The beige book found that labor shortages were among the biggest issues facing employers, reflecting unemployment that has fallen close to a 50-year low. While wages are up, the report said the gains have remained “moderate” with overall inflation also remaining moderate.

Among the details in the report:

  • In the St. Louis district, the labor market was “particularly tight for technical jobs, with some firms lowering education requirements to attract more candidates.”
  • In the Minneapolis district, staffing firms noted “continued reluctance among some clients to raise wages enough to change hiring difficulties.”
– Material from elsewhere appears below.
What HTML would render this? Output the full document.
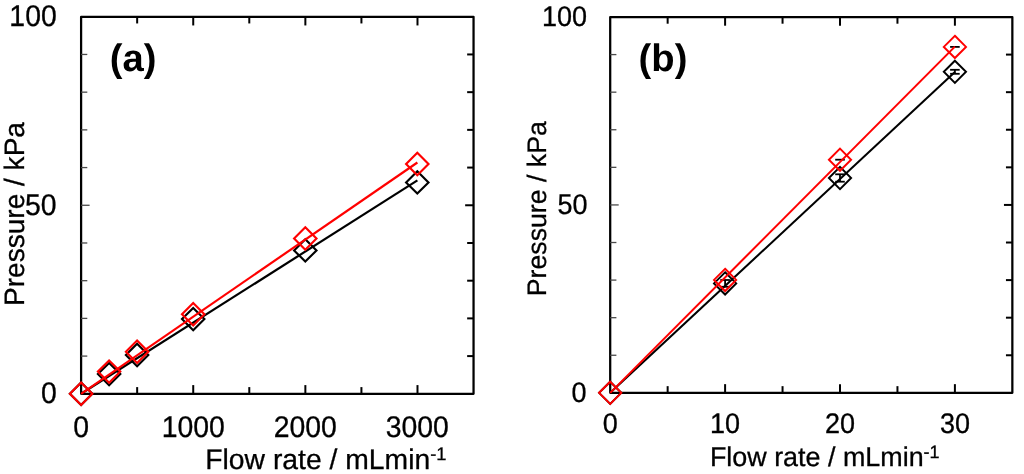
<!DOCTYPE html>
<html><head><meta charset="utf-8"><title>Pressure vs flow rate</title>
<style>
html,body{margin:0;padding:0;background:#fff;}
body{width:1024px;height:474px;overflow:hidden;}
svg{display:block;}
svg text{font-family:"Liberation Sans", Arial, Helvetica, sans-serif;fill:#000;stroke:#000;stroke-width:0.3px;text-rendering:geometricPrecision;}
svg{will-change:transform;}
</style></head>
<body>
<svg width="1024" height="474" viewBox="0 0 1024 474">
<rect x="0" y="0" width="1024" height="474" fill="#fff"/>
<rect x="81.10" y="16.75" width="392.45" height="377.05" fill="none" stroke="#000" stroke-width="2.25" stroke-linejoin="round"/>
<line x1="137.16" y1="393.80" x2="137.16" y2="387.10" stroke="#000" stroke-width="2"/>
<line x1="137.16" y1="16.75" x2="137.16" y2="23.45" stroke="#000" stroke-width="2"/>
<line x1="193.23" y1="393.80" x2="193.23" y2="385.10" stroke="#000" stroke-width="2"/>
<line x1="193.23" y1="16.75" x2="193.23" y2="25.45" stroke="#000" stroke-width="2"/>
<line x1="249.29" y1="393.80" x2="249.29" y2="387.10" stroke="#000" stroke-width="2"/>
<line x1="249.29" y1="16.75" x2="249.29" y2="23.45" stroke="#000" stroke-width="2"/>
<line x1="305.36" y1="393.80" x2="305.36" y2="385.10" stroke="#000" stroke-width="2"/>
<line x1="305.36" y1="16.75" x2="305.36" y2="25.45" stroke="#000" stroke-width="2"/>
<line x1="361.42" y1="393.80" x2="361.42" y2="387.10" stroke="#000" stroke-width="2"/>
<line x1="361.42" y1="16.75" x2="361.42" y2="23.45" stroke="#000" stroke-width="2"/>
<line x1="417.49" y1="393.80" x2="417.49" y2="385.10" stroke="#000" stroke-width="2"/>
<line x1="417.49" y1="16.75" x2="417.49" y2="25.45" stroke="#000" stroke-width="2"/>
<line x1="81.10" y1="54.45" x2="87.30" y2="54.45" stroke="#4a4a4a" stroke-width="1.3"/>
<line x1="473.55" y1="54.45" x2="467.15" y2="54.45" stroke="#000" stroke-width="2"/>
<line x1="81.10" y1="92.16" x2="87.30" y2="92.16" stroke="#4a4a4a" stroke-width="1.3"/>
<line x1="473.55" y1="92.16" x2="467.15" y2="92.16" stroke="#000" stroke-width="2"/>
<line x1="81.10" y1="129.87" x2="87.30" y2="129.87" stroke="#4a4a4a" stroke-width="1.3"/>
<line x1="473.55" y1="129.87" x2="467.15" y2="129.87" stroke="#000" stroke-width="2"/>
<line x1="81.10" y1="167.57" x2="87.30" y2="167.57" stroke="#4a4a4a" stroke-width="1.3"/>
<line x1="473.55" y1="167.57" x2="467.15" y2="167.57" stroke="#000" stroke-width="2"/>
<line x1="81.10" y1="205.27" x2="89.60" y2="205.27" stroke="#4a4a4a" stroke-width="1.3"/>
<line x1="473.55" y1="205.27" x2="465.15" y2="205.27" stroke="#000" stroke-width="2"/>
<line x1="81.10" y1="242.98" x2="87.30" y2="242.98" stroke="#4a4a4a" stroke-width="1.3"/>
<line x1="473.55" y1="242.98" x2="467.15" y2="242.98" stroke="#000" stroke-width="2"/>
<line x1="81.10" y1="280.69" x2="87.30" y2="280.69" stroke="#4a4a4a" stroke-width="1.3"/>
<line x1="473.55" y1="280.69" x2="467.15" y2="280.69" stroke="#000" stroke-width="2"/>
<line x1="81.10" y1="318.39" x2="87.30" y2="318.39" stroke="#4a4a4a" stroke-width="1.3"/>
<line x1="473.55" y1="318.39" x2="467.15" y2="318.39" stroke="#000" stroke-width="2"/>
<line x1="81.10" y1="356.09" x2="87.30" y2="356.09" stroke="#4a4a4a" stroke-width="1.3"/>
<line x1="473.55" y1="356.09" x2="467.15" y2="356.09" stroke="#000" stroke-width="2"/>
<polyline points="81.10,393.80 417.40,180.40" fill="none" stroke="#000" stroke-width="2.2" stroke-linejoin="round"/>
<path d="M81.10 382.60L92.30 393.80L81.10 405.00L69.90 393.80Z" fill="none" stroke="#000" stroke-width="2.15" stroke-linejoin="miter"/>
<path d="M109.10 362.90L120.30 374.10L109.10 385.30L97.90 374.10Z" fill="none" stroke="#000" stroke-width="2.15" stroke-linejoin="miter"/>
<path d="M137.10 343.80L148.30 355.00L137.10 366.20L125.90 355.00Z" fill="none" stroke="#000" stroke-width="2.15" stroke-linejoin="miter"/>
<path d="M193.20 307.90L204.40 319.10L193.20 330.30L182.00 319.10Z" fill="none" stroke="#000" stroke-width="2.15" stroke-linejoin="miter"/>
<path d="M305.30 239.20L316.50 250.40L305.30 261.60L294.10 250.40Z" fill="none" stroke="#000" stroke-width="2.15" stroke-linejoin="miter"/>
<path d="M417.30 171.20L428.50 182.40L417.30 193.60L406.10 182.40Z" fill="none" stroke="#000" stroke-width="2.15" stroke-linejoin="miter"/>
<polyline points="81.10,393.80 417.40,162.50" fill="none" stroke="#f00" stroke-width="2.2" stroke-linejoin="round"/>
<path d="M81.10 382.60L92.30 393.80L81.10 405.00L69.90 393.80Z" fill="none" stroke="#f00" stroke-width="2.15" stroke-linejoin="miter"/>
<path d="M109.10 360.40L120.30 371.60L109.10 382.80L97.90 371.60Z" fill="none" stroke="#f00" stroke-width="2.15" stroke-linejoin="miter"/>
<path d="M137.10 340.60L148.30 351.80L137.10 363.00L125.90 351.80Z" fill="none" stroke="#f00" stroke-width="2.15" stroke-linejoin="miter"/>
<path d="M193.20 303.00L204.40 314.20L193.20 325.40L182.00 314.20Z" fill="none" stroke="#f00" stroke-width="2.15" stroke-linejoin="miter"/>
<path d="M305.30 227.30L316.50 238.50L305.30 249.70L294.10 238.50Z" fill="none" stroke="#f00" stroke-width="2.15" stroke-linejoin="miter"/>
<path d="M417.30 152.80L428.50 164.00L417.30 175.20L406.10 164.00Z" fill="none" stroke="#f00" stroke-width="2.15" stroke-linejoin="miter"/>
<rect x="610.20" y="17.00" width="402.15" height="375.85" fill="none" stroke="#000" stroke-width="2.25" stroke-linejoin="round"/>
<line x1="667.65" y1="392.85" x2="667.65" y2="386.15" stroke="#000" stroke-width="2"/>
<line x1="667.65" y1="17.00" x2="667.65" y2="23.70" stroke="#000" stroke-width="2"/>
<line x1="725.10" y1="392.85" x2="725.10" y2="384.15" stroke="#000" stroke-width="2"/>
<line x1="725.10" y1="17.00" x2="725.10" y2="25.70" stroke="#000" stroke-width="2"/>
<line x1="782.55" y1="392.85" x2="782.55" y2="386.15" stroke="#000" stroke-width="2"/>
<line x1="782.55" y1="17.00" x2="782.55" y2="23.70" stroke="#000" stroke-width="2"/>
<line x1="840.00" y1="392.85" x2="840.00" y2="384.15" stroke="#000" stroke-width="2"/>
<line x1="840.00" y1="17.00" x2="840.00" y2="25.70" stroke="#000" stroke-width="2"/>
<line x1="897.45" y1="392.85" x2="897.45" y2="386.15" stroke="#000" stroke-width="2"/>
<line x1="897.45" y1="17.00" x2="897.45" y2="23.70" stroke="#000" stroke-width="2"/>
<line x1="954.90" y1="392.85" x2="954.90" y2="384.15" stroke="#000" stroke-width="2"/>
<line x1="954.90" y1="17.00" x2="954.90" y2="25.70" stroke="#000" stroke-width="2"/>
<line x1="610.20" y1="54.59" x2="616.40" y2="54.59" stroke="#4a4a4a" stroke-width="1.3"/>
<line x1="1012.35" y1="54.59" x2="1005.95" y2="54.59" stroke="#000" stroke-width="2"/>
<line x1="610.20" y1="92.17" x2="616.40" y2="92.17" stroke="#4a4a4a" stroke-width="1.3"/>
<line x1="1012.35" y1="92.17" x2="1005.95" y2="92.17" stroke="#000" stroke-width="2"/>
<line x1="610.20" y1="129.75" x2="616.40" y2="129.75" stroke="#4a4a4a" stroke-width="1.3"/>
<line x1="1012.35" y1="129.75" x2="1005.95" y2="129.75" stroke="#000" stroke-width="2"/>
<line x1="610.20" y1="167.34" x2="616.40" y2="167.34" stroke="#4a4a4a" stroke-width="1.3"/>
<line x1="1012.35" y1="167.34" x2="1005.95" y2="167.34" stroke="#000" stroke-width="2"/>
<line x1="610.20" y1="204.93" x2="618.70" y2="204.93" stroke="#4a4a4a" stroke-width="1.3"/>
<line x1="1012.35" y1="204.93" x2="1003.95" y2="204.93" stroke="#000" stroke-width="2"/>
<line x1="610.20" y1="242.51" x2="616.40" y2="242.51" stroke="#4a4a4a" stroke-width="1.3"/>
<line x1="1012.35" y1="242.51" x2="1005.95" y2="242.51" stroke="#000" stroke-width="2"/>
<line x1="610.20" y1="280.10" x2="616.40" y2="280.10" stroke="#4a4a4a" stroke-width="1.3"/>
<line x1="1012.35" y1="280.10" x2="1005.95" y2="280.10" stroke="#000" stroke-width="2"/>
<line x1="610.20" y1="317.68" x2="616.40" y2="317.68" stroke="#4a4a4a" stroke-width="1.3"/>
<line x1="1012.35" y1="317.68" x2="1005.95" y2="317.68" stroke="#000" stroke-width="2"/>
<line x1="610.20" y1="355.26" x2="616.40" y2="355.26" stroke="#4a4a4a" stroke-width="1.3"/>
<line x1="1012.35" y1="355.26" x2="1005.95" y2="355.26" stroke="#000" stroke-width="2"/>
<polyline points="610.20,392.85 954.90,72.00" fill="none" stroke="#000" stroke-width="2.05" stroke-linejoin="round"/>
<path d="M610.20 381.75L621.30 392.85L610.20 403.95L599.10 392.85Z" fill="none" stroke="#000" stroke-width="1.95" stroke-linejoin="miter"/>
<path d="M725.10 272.30L736.20 283.40L725.10 294.50L714.00 283.40Z" fill="none" stroke="#000" stroke-width="1.95" stroke-linejoin="miter"/>
<path d="M840.00 166.90L851.10 178.00L840.00 189.10L828.90 178.00Z" fill="none" stroke="#000" stroke-width="1.95" stroke-linejoin="miter"/>
<path d="M954.90 60.70L966.00 71.80L954.90 82.90L943.80 71.80Z" fill="none" stroke="#000" stroke-width="1.95" stroke-linejoin="miter"/>
<line x1="725.10" y1="280.00" x2="725.10" y2="286.80" stroke="#000" stroke-width="1.8"/>
<line x1="720.30" y1="280.00" x2="729.90" y2="280.00" stroke="#000" stroke-width="1.8"/>
<line x1="720.30" y1="286.80" x2="729.90" y2="286.80" stroke="#000" stroke-width="1.8"/>
<line x1="840.00" y1="174.30" x2="840.00" y2="181.70" stroke="#000" stroke-width="1.8"/>
<line x1="835.20" y1="174.30" x2="844.80" y2="174.30" stroke="#000" stroke-width="1.8"/>
<line x1="835.20" y1="181.70" x2="844.80" y2="181.70" stroke="#000" stroke-width="1.8"/>
<line x1="954.90" y1="69.80" x2="954.90" y2="73.80" stroke="#000" stroke-width="1.8"/>
<line x1="950.10" y1="69.80" x2="959.70" y2="69.80" stroke="#000" stroke-width="1.8"/>
<line x1="950.10" y1="73.80" x2="959.70" y2="73.80" stroke="#000" stroke-width="1.8"/>
<line x1="835.20" y1="159.70" x2="844.80" y2="159.70" stroke="#000" stroke-width="1.8"/>
<line x1="950.10" y1="46.90" x2="959.70" y2="46.90" stroke="#000" stroke-width="1.8"/>
<polyline points="610.20,392.85 954.90,46.60" fill="none" stroke="#f00" stroke-width="2.05" stroke-linejoin="round"/>
<path d="M610.20 381.75L621.30 392.85L610.20 403.95L599.10 392.85Z" fill="none" stroke="#f00" stroke-width="1.95" stroke-linejoin="miter"/>
<path d="M725.10 268.80L736.20 279.90L725.10 291.00L714.00 279.90Z" fill="none" stroke="#f00" stroke-width="1.95" stroke-linejoin="miter"/>
<path d="M840.00 148.60L851.10 159.70L840.00 170.80L828.90 159.70Z" fill="none" stroke="#f00" stroke-width="1.95" stroke-linejoin="miter"/>
<path d="M954.90 35.80L966.00 46.90L954.90 58.00L943.80 46.90Z" fill="none" stroke="#f00" stroke-width="1.95" stroke-linejoin="miter"/>
<text transform="translate(56.70,26.10) scale(0.985,1.035)" font-size="28.8" text-anchor="end" font-weight="normal" >100</text>
<text transform="translate(56.50,215.20) scale(0.985,1.035)" font-size="28.8" text-anchor="end" font-weight="normal" >50</text>
<text transform="translate(56.90,402.80) scale(0.985,1.035)" font-size="28.8" text-anchor="end" font-weight="normal" >0</text>
<text transform="translate(81.10,436.80) scale(0.985,1.035)" font-size="28.8" text-anchor="middle" font-weight="normal" >0</text>
<text transform="translate(193.20,436.80) scale(0.985,1.035)" font-size="28.8" text-anchor="middle" font-weight="normal" >1000</text>
<text transform="translate(305.30,436.80) scale(0.985,1.035)" font-size="28.8" text-anchor="middle" font-weight="normal" >2000</text>
<text transform="translate(417.30,436.80) scale(0.985,1.035)" font-size="28.8" text-anchor="middle" font-weight="normal" >3000</text>
<text transform="translate(205.30,468.80) scale(1.0,1.0)" font-size="28.3" text-anchor="start" font-weight="normal" >Flow rate / mLmin<tspan font-size="18.3" dy="-9">-1</tspan></text>
<text transform="translate(23.9,306.0) rotate(-90)" font-size="28.05">Pressure / kPa</text>
<text transform="translate(109.80,70.50) scale(1.0,1.0)" font-size="38.2" text-anchor="start" font-weight="bold" style="stroke:none">(a)</text>
<text transform="translate(587.10,26.10) scale(0.985,1.035)" font-size="27.4" text-anchor="end" font-weight="normal" >100</text>
<text transform="translate(587.60,213.80) scale(0.985,1.035)" font-size="27.4" text-anchor="end" font-weight="normal" >50</text>
<text transform="translate(586.40,401.90) scale(0.985,1.035)" font-size="27.4" text-anchor="end" font-weight="normal" >0</text>
<text transform="translate(610.20,433.40) scale(0.985,1.035)" font-size="27.4" text-anchor="middle" font-weight="normal" >0</text>
<text transform="translate(725.10,433.40) scale(0.985,1.035)" font-size="27.4" text-anchor="middle" font-weight="normal" >10</text>
<text transform="translate(840.00,433.40) scale(0.985,1.035)" font-size="27.4" text-anchor="middle" font-weight="normal" >20</text>
<text transform="translate(954.90,433.40) scale(0.985,1.035)" font-size="27.4" text-anchor="middle" font-weight="normal" >30</text>
<text transform="translate(709.90,466.40) scale(1.0,1.0)" font-size="26.9" text-anchor="start" font-weight="normal" >Flow rate / mLmin<tspan font-size="18" dy="-8.6">-1</tspan></text>
<text transform="translate(546.2,296.2) rotate(-90)" font-size="26.7">Pressure / kPa</text>
<text transform="translate(638.60,70.50) scale(1.0,1.0)" font-size="38.2" text-anchor="start" font-weight="bold" style="stroke:none">(b)</text>
</svg>
</body></html>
  • The Fed’s Richmond regional bank reported that many manufacturing companies in its region saw a decline in shipments and new orders, and were being plagued by higher costs due to the penalty tariffs the Trump administration has imposed on certain imports.
  • Passenger traffic at Boston’s Logan Airport set a new record in 2018 with departing flights in December up 7.4 percent year-over-year, helped by strong tourist activity on Cape Cod.